» **Instructions for the task**: Print the full listing exactly.

____________

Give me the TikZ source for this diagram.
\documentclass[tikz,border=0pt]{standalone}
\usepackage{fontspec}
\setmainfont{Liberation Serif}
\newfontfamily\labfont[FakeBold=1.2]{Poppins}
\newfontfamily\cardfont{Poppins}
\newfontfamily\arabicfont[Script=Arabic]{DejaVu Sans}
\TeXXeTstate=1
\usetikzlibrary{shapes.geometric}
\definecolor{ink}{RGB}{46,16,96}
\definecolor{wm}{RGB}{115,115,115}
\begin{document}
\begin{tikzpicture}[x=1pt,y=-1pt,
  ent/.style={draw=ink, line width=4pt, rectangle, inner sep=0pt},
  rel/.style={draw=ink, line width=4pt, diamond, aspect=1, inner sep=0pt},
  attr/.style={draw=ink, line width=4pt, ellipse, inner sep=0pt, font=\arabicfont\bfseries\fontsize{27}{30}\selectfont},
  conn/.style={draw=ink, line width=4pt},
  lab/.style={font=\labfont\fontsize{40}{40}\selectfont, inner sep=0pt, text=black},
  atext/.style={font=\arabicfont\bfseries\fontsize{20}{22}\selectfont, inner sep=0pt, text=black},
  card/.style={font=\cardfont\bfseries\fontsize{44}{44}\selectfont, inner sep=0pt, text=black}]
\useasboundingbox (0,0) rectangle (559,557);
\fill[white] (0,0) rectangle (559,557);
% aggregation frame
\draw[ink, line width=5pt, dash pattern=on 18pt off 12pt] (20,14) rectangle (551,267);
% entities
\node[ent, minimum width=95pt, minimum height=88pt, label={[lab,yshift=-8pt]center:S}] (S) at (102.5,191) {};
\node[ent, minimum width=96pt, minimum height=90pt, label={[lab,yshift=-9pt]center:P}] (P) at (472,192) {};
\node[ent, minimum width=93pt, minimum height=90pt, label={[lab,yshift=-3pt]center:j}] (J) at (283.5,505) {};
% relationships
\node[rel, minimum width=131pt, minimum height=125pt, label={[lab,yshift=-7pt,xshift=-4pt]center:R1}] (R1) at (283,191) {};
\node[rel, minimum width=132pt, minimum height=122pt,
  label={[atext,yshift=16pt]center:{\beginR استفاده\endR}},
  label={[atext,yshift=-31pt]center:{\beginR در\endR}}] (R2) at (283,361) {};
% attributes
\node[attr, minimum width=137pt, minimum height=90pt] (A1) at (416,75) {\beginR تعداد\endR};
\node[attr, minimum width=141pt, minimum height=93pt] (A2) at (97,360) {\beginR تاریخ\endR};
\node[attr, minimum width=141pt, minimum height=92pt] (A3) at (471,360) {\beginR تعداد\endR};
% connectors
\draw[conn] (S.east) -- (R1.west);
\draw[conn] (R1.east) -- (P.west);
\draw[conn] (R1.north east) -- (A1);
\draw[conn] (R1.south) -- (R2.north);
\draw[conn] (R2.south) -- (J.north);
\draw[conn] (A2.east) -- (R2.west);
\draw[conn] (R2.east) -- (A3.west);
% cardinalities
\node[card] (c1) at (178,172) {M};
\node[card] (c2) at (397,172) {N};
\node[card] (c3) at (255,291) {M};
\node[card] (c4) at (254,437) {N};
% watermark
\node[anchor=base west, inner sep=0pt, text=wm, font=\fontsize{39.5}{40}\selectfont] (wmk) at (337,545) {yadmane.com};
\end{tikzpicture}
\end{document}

____________

» **Reply**:
Give me the TikZ source for this diagram.
\documentclass[tikz,border=0pt]{standalone}
\usepackage{fontspec}
\setmainfont{Liberation Serif}
\newfontfamily\labfont[FakeBold=1.2]{Poppins}
\newfontfamily\cardfont{Poppins}
\newfontfamily\arabicfont[Script=Arabic]{DejaVu Sans}
\TeXXeTstate=1
\usetikzlibrary{shapes.geometric}
\definecolor{ink}{RGB}{46,16,96}
\definecolor{wm}{RGB}{115,115,115}
\begin{document}
\begin{tikzpicture}[x=1pt,y=-1pt,
  ent/.style={draw=ink, line width=4pt, rectangle, inner sep=0pt},
  rel/.style={draw=ink, line width=4pt, diamond, aspect=1, inner sep=0pt},
  attr/.style={draw=ink, line width=4pt, ellipse, inner sep=0pt, font=\arabicfont\bfseries\fontsize{27}{30}\selectfont},
  conn/.style={draw=ink, line width=4pt},
  lab/.style={font=\labfont\fontsize{40}{40}\selectfont, inner sep=0pt, text=black},
  atext/.style={font=\arabicfont\bfseries\fontsize{20}{22}\selectfont, inner sep=0pt, text=black},
  card/.style={font=\cardfont\bfseries\fontsize{44}{44}\selectfont, inner sep=0pt, text=black}]
\useasboundingbox (0,0) rectangle (559,557);
\fill[white] (0,0) rectangle (559,557);
% aggregation frame
\draw[ink, line width=5pt, dash pattern=on 18pt off 12pt] (20,14) rectangle (551,267);
% entities
\node[ent, minimum width=95pt, minimum height=88pt, label={[lab,yshift=-8pt]center:S}] (S) at (102.5,191) {};
\node[ent, minimum width=96pt, minimum height=90pt, label={[lab,yshift=-9pt]center:P}] (P) at (472,192) {};
\node[ent, minimum width=93pt, minimum height=90pt, label={[lab,yshift=-3pt]center:j}] (J) at (283.5,505) {};
% relationships
\node[rel, minimum width=131pt, minimum height=125pt, label={[lab,yshift=-7pt,xshift=-4pt]center:R1}] (R1) at (283,191) {};
\node[rel, minimum width=132pt, minimum height=122pt,
  label={[atext,yshift=16pt]center:{\beginR استفاده\endR}},
  label={[atext,yshift=-31pt]center:{\beginR در\endR}}] (R2) at (283,361) {};
% attributes
\node[attr, minimum width=137pt, minimum height=90pt] (A1) at (416,75) {\beginR تعداد\endR};
\node[attr, minimum width=141pt, minimum height=93pt] (A2) at (97,360) {\beginR تاریخ\endR};
\node[attr, minimum width=141pt, minimum height=92pt] (A3) at (471,360) {\beginR تعداد\endR};
% connectors
\draw[conn] (S.east) -- (R1.west);
\draw[conn] (R1.east) -- (P.west);
\draw[conn] (R1.north east) -- (A1);
\draw[conn] (R1.south) -- (R2.north);
\draw[conn] (R2.south) -- (J.north);
\draw[conn] (A2.east) -- (R2.west);
\draw[conn] (R2.east) -- (A3.west);
% cardinalities
\node[card] (c1) at (178,172) {M};
\node[card] (c2) at (397,172) {N};
\node[card] (c3) at (255,291) {M};
\node[card] (c4) at (254,437) {N};
% watermark
\node[anchor=base west, inner sep=0pt, text=wm, font=\fontsize{39.5}{40}\selectfont] (wmk) at (337,545) {yadmane.com};
\end{tikzpicture}
\end{document}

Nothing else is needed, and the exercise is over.